*What to do*:
From the material below, list every line containing "matplotlib".
►
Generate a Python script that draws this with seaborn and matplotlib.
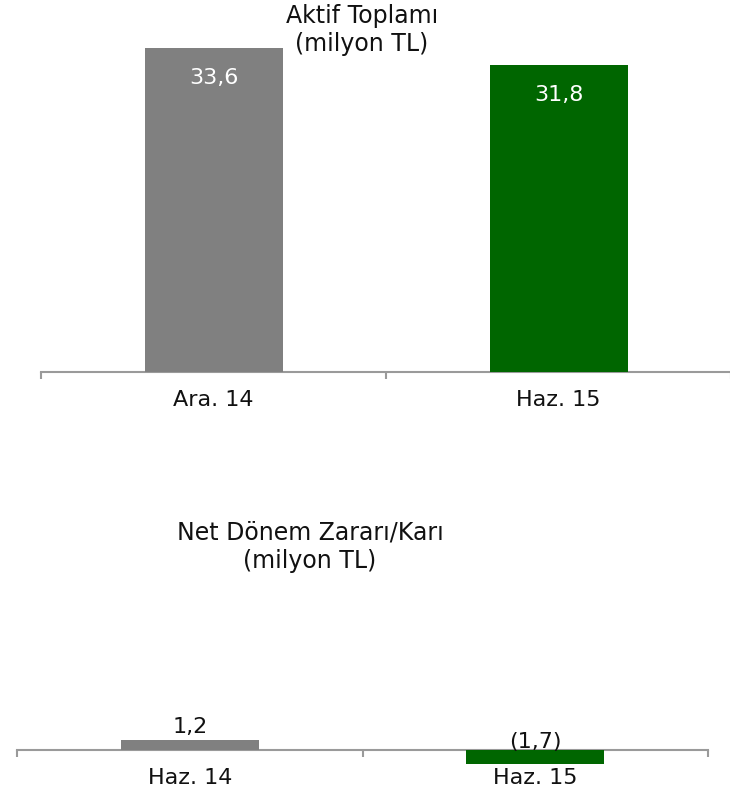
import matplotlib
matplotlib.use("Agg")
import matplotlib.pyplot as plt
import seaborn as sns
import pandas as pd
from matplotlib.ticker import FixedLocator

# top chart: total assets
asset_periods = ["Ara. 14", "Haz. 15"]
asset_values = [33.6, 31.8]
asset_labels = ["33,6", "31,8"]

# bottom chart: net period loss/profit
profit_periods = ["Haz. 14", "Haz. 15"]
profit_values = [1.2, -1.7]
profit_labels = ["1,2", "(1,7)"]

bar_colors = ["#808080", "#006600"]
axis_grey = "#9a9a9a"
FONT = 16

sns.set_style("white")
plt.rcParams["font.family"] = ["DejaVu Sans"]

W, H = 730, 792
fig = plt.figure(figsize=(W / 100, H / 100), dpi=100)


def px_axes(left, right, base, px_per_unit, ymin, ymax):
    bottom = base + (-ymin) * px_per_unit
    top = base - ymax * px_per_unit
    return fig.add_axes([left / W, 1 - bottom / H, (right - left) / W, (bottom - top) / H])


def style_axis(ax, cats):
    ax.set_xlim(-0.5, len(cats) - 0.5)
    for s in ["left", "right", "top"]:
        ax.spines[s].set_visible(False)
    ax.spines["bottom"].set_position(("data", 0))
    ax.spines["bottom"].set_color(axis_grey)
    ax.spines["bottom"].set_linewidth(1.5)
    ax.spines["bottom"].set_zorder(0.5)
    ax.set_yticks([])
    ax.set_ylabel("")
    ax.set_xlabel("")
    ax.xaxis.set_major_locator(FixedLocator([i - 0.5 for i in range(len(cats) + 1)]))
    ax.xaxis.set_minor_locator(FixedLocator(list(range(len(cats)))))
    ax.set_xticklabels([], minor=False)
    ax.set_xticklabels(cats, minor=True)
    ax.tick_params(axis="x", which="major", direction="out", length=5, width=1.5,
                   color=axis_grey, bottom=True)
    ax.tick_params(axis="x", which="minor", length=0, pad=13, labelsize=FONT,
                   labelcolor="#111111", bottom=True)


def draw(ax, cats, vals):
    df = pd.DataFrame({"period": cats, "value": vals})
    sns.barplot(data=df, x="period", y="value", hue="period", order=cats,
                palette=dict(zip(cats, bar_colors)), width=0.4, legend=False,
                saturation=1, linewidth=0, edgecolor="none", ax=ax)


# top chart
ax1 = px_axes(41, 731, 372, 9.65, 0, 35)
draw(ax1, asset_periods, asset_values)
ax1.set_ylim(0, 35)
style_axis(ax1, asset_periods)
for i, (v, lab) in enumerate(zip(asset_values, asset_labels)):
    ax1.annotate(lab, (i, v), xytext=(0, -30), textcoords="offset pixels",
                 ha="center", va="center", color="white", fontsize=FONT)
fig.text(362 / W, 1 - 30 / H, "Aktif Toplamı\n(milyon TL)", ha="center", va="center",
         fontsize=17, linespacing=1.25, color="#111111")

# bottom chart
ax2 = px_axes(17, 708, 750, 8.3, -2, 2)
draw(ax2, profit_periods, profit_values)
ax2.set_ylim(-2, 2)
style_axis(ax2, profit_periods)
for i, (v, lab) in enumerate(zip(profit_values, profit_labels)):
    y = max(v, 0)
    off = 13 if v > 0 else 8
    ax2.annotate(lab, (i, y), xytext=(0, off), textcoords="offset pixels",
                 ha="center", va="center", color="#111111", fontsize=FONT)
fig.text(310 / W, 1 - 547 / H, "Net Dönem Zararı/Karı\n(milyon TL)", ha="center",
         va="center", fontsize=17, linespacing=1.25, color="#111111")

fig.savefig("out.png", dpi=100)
◄
*Expected answer*:
Generate a Python script that draws this with seaborn and matplotlib.
import matplotlib
matplotlib.use("Agg")
import matplotlib.pyplot as plt
from matplotlib.ticker import FixedLocator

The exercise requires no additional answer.